Rarement un spectacle de cirque ne m’a paru aussi charnel, rarement la manifestation du désir ne m’a semblé imprégnée d’une telle beauté. La Compagnie Rasposo, venue de la région bourguignonne dont elle fait goûter des vins à l’issue de la représentation, présentait au festival d’Aurillac 2016 sa nouvelle création dédiée, selon la metteure en scène et acrobate Marie Molliens, à la femme de cirque vue aussi bien dans sa fragilité que dans sa passion.
Trois créatures en robe lamé rouge se meuvent sur scène, tournoient dans les airs, elles sont les images envoûtantes d’une seule femme qui enivre et séduit un spectateur. Aimanté par leur présence, comme hypnotisé, cet homme se précipite sur la piste et tente d’approcher ces mirages de femmes qui se démultiplient, lui échappent et se substituent les unes aux autres. Un moment vient où il se révèle athlète et trapéziste embrassant les airs avec une de ces muses suspendues. Alors ils s’étreignent, se rattrapent sans filet et, au sol, sur un matelas, ils s’aiment.

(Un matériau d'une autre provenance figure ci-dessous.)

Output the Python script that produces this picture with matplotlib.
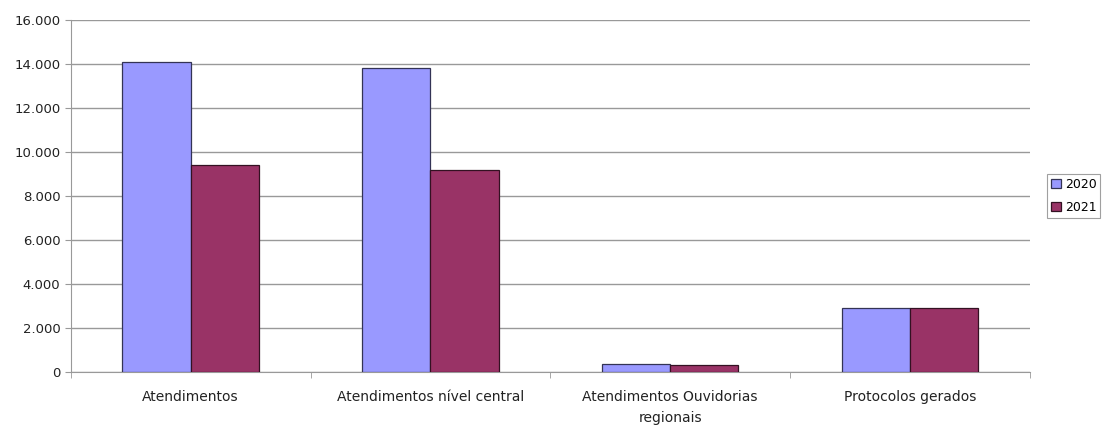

De temps à autre surgit un personnage androgyne et inquiétant, mauvais génie dénudé qui ricane frénétiquement. Ses apparitions glacent l’atmosphère et diffusent une vague de malaise, de façon moins langoureuse que le groupe dont la chanteuse iconique semble sortie du Club Silencio de Mulholland Drive. Des chorégraphies suggèrent le désir, la peur, l’angoisse, la folie, l’amour. Les corps convulsés sur le lit, dans les draps froissés, font naître des images, réminiscences de Psyché et Cupidon, sur fond d’esthétique puisant chez Bacon ou chez Klimt… En mêlant une sensualité extraordinaire à une performance physique époustouflante, La DévORée dévoile les mirages du désir.